Wednesday, December 3, 2008

Prensky And The Clever Youth Of America

In Reponse To "Listen to the Natives":
I think that Prensky gets a bit ahead of himself in this article. Yes, we should certainly be listening to our students and learning about their digital culture as they share their point of view. However, it is unnecessary to learn about many of the digital functions "out there" in order to educate our students. Students will still want connection with people, and that is a need that teachers can meet (whether or not they moonlight as Ebay novelty merchants). If anything, the technological gap is an opportunity for connection with students. Teachers can help their students put technology in perspective, and help students to not be enveloped by the far reaching tentacles of this digital age.
I'm becoming more indignant of this digital age, as it seems to encourage distant relationships instead of intimate friendships.

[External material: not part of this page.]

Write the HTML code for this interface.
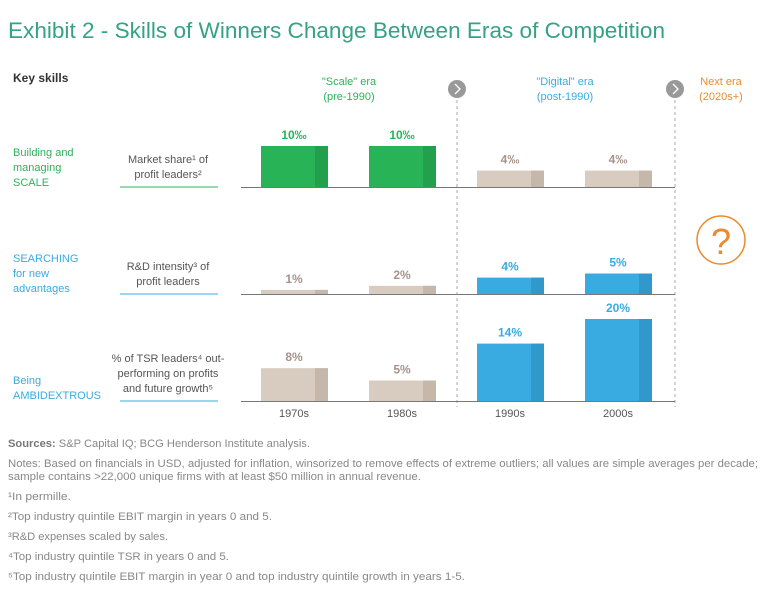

We have so low expectations for community and friendship. And this may not all be at fault of computers, but the combination of a weak human nature with computers.
Prensky thinks we should integrate students' use of video games into education? This may be helpful to a point, but many students are wasting their young lives in fabricated worlds of pixels and gigabytes. Discussion of video games may well be facilitated around the topic of unhealthy escapism.
Hopefully we do not adopt Prensky's anxiety concerning communicating with youth. It may well trip up good interaction with students.